§ **INPUT FOR THIS TASK**
++++++++++++++++++++

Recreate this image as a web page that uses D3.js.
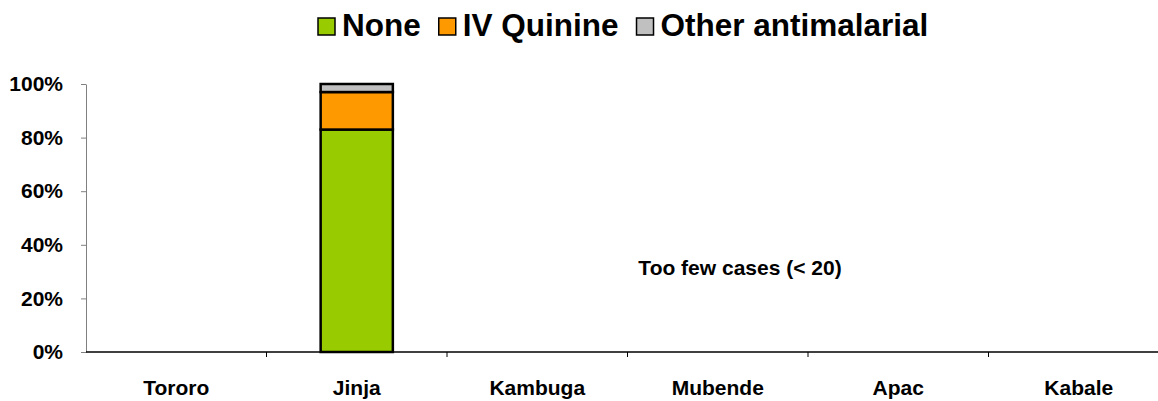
<!DOCTYPE html>
<html>
<head>
<meta charset="utf-8">
<script src="https://cdn.jsdelivr.net/npm/d3@7"></script>
<style>
  body { margin: 0; background: #fff; }
  text { font-family: "Liberation Sans", Arial, sans-serif; font-weight: bold; }
</style>
</head>
<body>
<div class="chartWrap"></div>
<script>
// data
const sites = ['Tororo', 'Jinja', 'Kambuga', 'Mubende', 'Apac', 'Kabale'];
const seriesNames = ['None', 'IV Quinine', 'Other antimalarial'];
const noneVals = [null, 83, null, null, null, null];
const quinineVals = [null, 14, null, null, null, null];
const otherVals = [null, 3, null, null, null, null];
const yTicks = [0, 20, 40, 60, 80, 100];
const note = 'Too few cases (< 20)';

const colors = ['#99CC00', '#FF9900', '#C0C0C0'];
const w = 1158, h = 401;
const margin = {top: 84, right: -11, bottom: 49, left: 86};

let svg = d3.select('.chartWrap').append('svg').attr('width', w).attr('height', h);

// scales
let x = d3.scaleBand().domain(sites).range([margin.left, w - margin.right]);
let y = d3.scaleLinear().domain([0, 100]).range([h - margin.bottom, margin.top]);

// stack the three series
let rows = sites.map((s, i) => ({site: s, 'None': noneVals[i] || 0, 'IV Quinine': quinineVals[i] || 0, 'Other antimalarial': otherVals[i] || 0, has: noneVals[i] != null}));
let stacked = d3.stack().keys(seriesNames)(rows);

let barW = x.bandwidth() * 0.4;
stacked.forEach((layer, k) => {
  svg.append('g').selectAll('rect')
    .data(layer.filter(d => d.data.has))
    .enter().append('rect')
    .attr('x', d => x(d.data.site) + (x.bandwidth() - barW) / 2)
    .attr('y', d => y(d[1]))
    .attr('width', barW)
    .attr('height', d => y(d[0]) - y(d[1]))
    .attr('fill', colors[k])
    .attr('stroke', '#000').attr('stroke-width', 2.5);
});

// y axis
let yAxis = d3.axisLeft(y).tickValues(yTicks).tickFormat(d => d + '%').tickSize(5).tickSizeOuter(0);
let gy = svg.append('g').attr('transform', 'translate(' + margin.left + ',0)').call(yAxis);
gy.select('.domain').attr('stroke', '#808080');
gy.selectAll('.tick line').attr('stroke', '#808080');
gy.selectAll('.tick text').attr('x', -23).attr('font-size', 21).attr('fill', '#000')
  .style('font-family', '"Liberation Sans", Arial, sans-serif').style('font-weight', 'bold');

// x axis with ticks between categories
let gx = svg.append('g').attr('transform', 'translate(0,' + (h - margin.bottom) + ')');
gx.append('line').attr('x1', margin.left).attr('x2', w).attr('y1', 0).attr('y2', 0).attr('stroke', '#000').attr('stroke-width', 1.5);
gx.selectAll('line.tk').data(sites.slice(1)).enter().append('line').attr('class', 'tk')
  .attr('x1', d => x(d)).attr('x2', d => x(d)).attr('y1', 0).attr('y2', 5).attr('stroke', '#000');
gx.selectAll('text').data(sites).enter().append('text')
  .attr('x', d => x(d) + x.bandwidth() / 2).attr('y', 43)
  .attr('text-anchor', 'middle').attr('font-size', 21).text(d => d);

// note
svg.append('text').attr('x', 740).attr('y', 275).attr('text-anchor', 'middle').attr('font-size', 21).text(note);

// legend
let lg = svg.append('g');
let lx = 0;
seriesNames.forEach((name, i) => {
  lg.append('rect').attr('x', lx).attr('y', 18).attr('width', 17).attr('height', 17)
    .attr('fill', colors[i]).attr('stroke', '#000').attr('stroke-width', 1.5);
  let t = lg.append('text').attr('x', lx + 24).attr('y', 36).attr('font-size', 31.5).text(name);
  lx += 24 + t.node().getComputedTextLength() + 18;
});
lg.attr('transform', 'translate(318,0)');
</script>
</body>
</html>
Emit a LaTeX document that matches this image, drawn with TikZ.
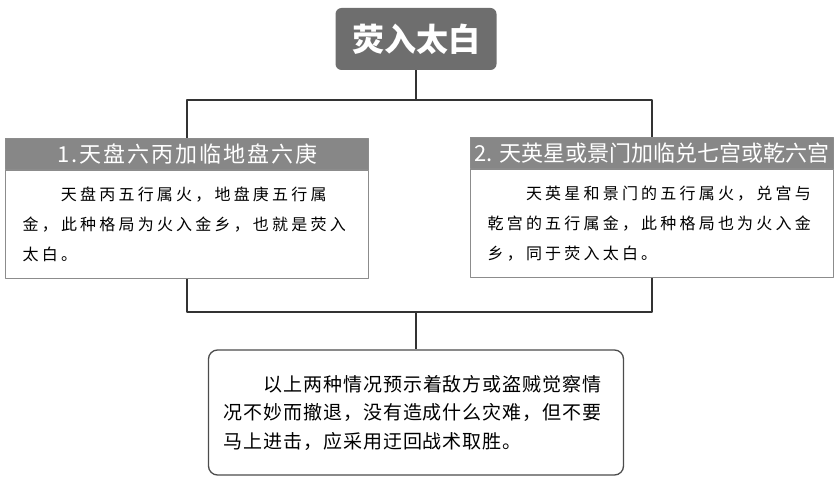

++++++++++++++++++++

Pictures in the records above should not be copied. Repeat everything else exactly.

§ **EXERCISE RESULT**
Recreate this image as a web page that uses D3.js.
<!DOCTYPE html>
<html>
<head>
<meta charset="utf-8">
<script src="https://cdn.jsdelivr.net/npm/d3@7"></script>
<style>
  body { margin: 0; background: #fff; }
  text { font-family: "Liberation Sans", Arial, sans-serif; font-weight: bold; }
</style>
</head>
<body>
<div class="chartWrap"></div>
<script>
// data
const sites = ['Tororo', 'Jinja', 'Kambuga', 'Mubende', 'Apac', 'Kabale'];
const seriesNames = ['None', 'IV Quinine', 'Other antimalarial'];
const noneVals = [null, 83, null, null, null, null];
const quinineVals = [null, 14, null, null, null, null];
const otherVals = [null, 3, null, null, null, null];
const yTicks = [0, 20, 40, 60, 80, 100];
const note = 'Too few cases (< 20)';

const colors = ['#99CC00', '#FF9900', '#C0C0C0'];
const w = 1158, h = 401;
const margin = {top: 84, right: -11, bottom: 49, left: 86};

let svg = d3.select('.chartWrap').append('svg').attr('width', w).attr('height', h);

// scales
let x = d3.scaleBand().domain(sites).range([margin.left, w - margin.right]);
let y = d3.scaleLinear().domain([0, 100]).range([h - margin.bottom, margin.top]);

// stack the three series
let rows = sites.map((s, i) => ({site: s, 'None': noneVals[i] || 0, 'IV Quinine': quinineVals[i] || 0, 'Other antimalarial': otherVals[i] || 0, has: noneVals[i] != null}));
let stacked = d3.stack().keys(seriesNames)(rows);

let barW = x.bandwidth() * 0.4;
stacked.forEach((layer, k) => {
  svg.append('g').selectAll('rect')
    .data(layer.filter(d => d.data.has))
    .enter().append('rect')
    .attr('x', d => x(d.data.site) + (x.bandwidth() - barW) / 2)
    .attr('y', d => y(d[1]))
    .attr('width', barW)
    .attr('height', d => y(d[0]) - y(d[1]))
    .attr('fill', colors[k])
    .attr('stroke', '#000').attr('stroke-width', 2.5);
});

// y axis
let yAxis = d3.axisLeft(y).tickValues(yTicks).tickFormat(d => d + '%').tickSize(5).tickSizeOuter(0);
let gy = svg.append('g').attr('transform', 'translate(' + margin.left + ',0)').call(yAxis);
gy.select('.domain').attr('stroke', '#808080');
gy.selectAll('.tick line').attr('stroke', '#808080');
gy.selectAll('.tick text').attr('x', -23).attr('font-size', 21).attr('fill', '#000')
  .style('font-family', '"Liberation Sans", Arial, sans-serif').style('font-weight', 'bold');

// x axis with ticks between categories
let gx = svg.append('g').attr('transform', 'translate(0,' + (h - margin.bottom) + ')');
gx.append('line').attr('x1', margin.left).attr('x2', w).attr('y1', 0).attr('y2', 0).attr('stroke', '#000').attr('stroke-width', 1.5);
gx.selectAll('line.tk').data(sites.slice(1)).enter().append('line').attr('class', 'tk')
  .attr('x1', d => x(d)).attr('x2', d => x(d)).attr('y1', 0).attr('y2', 5).attr('stroke', '#000');
gx.selectAll('text').data(sites).enter().append('text')
  .attr('x', d => x(d) + x.bandwidth() / 2).attr('y', 43)
  .attr('text-anchor', 'middle').attr('font-size', 21).text(d => d);

// note
svg.append('text').attr('x', 740).attr('y', 275).attr('text-anchor', 'middle').attr('font-size', 21).text(note);

// legend
let lg = svg.append('g');
let lx = 0;
seriesNames.forEach((name, i) => {
  lg.append('rect').attr('x', lx).attr('y', 18).attr('width', 17).attr('height', 17)
    .attr('fill', colors[i]).attr('stroke', '#000').attr('stroke-width', 1.5);
  let t = lg.append('text').attr('x', lx + 24).attr('y', 36).attr('font-size', 31.5).text(name);
  lx += 24 + t.node().getComputedTextLength() + 18;
});
lg.attr('transform', 'translate(318,0)');
</script>
</body>
</html>
Emit a LaTeX document that matches this image, drawn with TikZ.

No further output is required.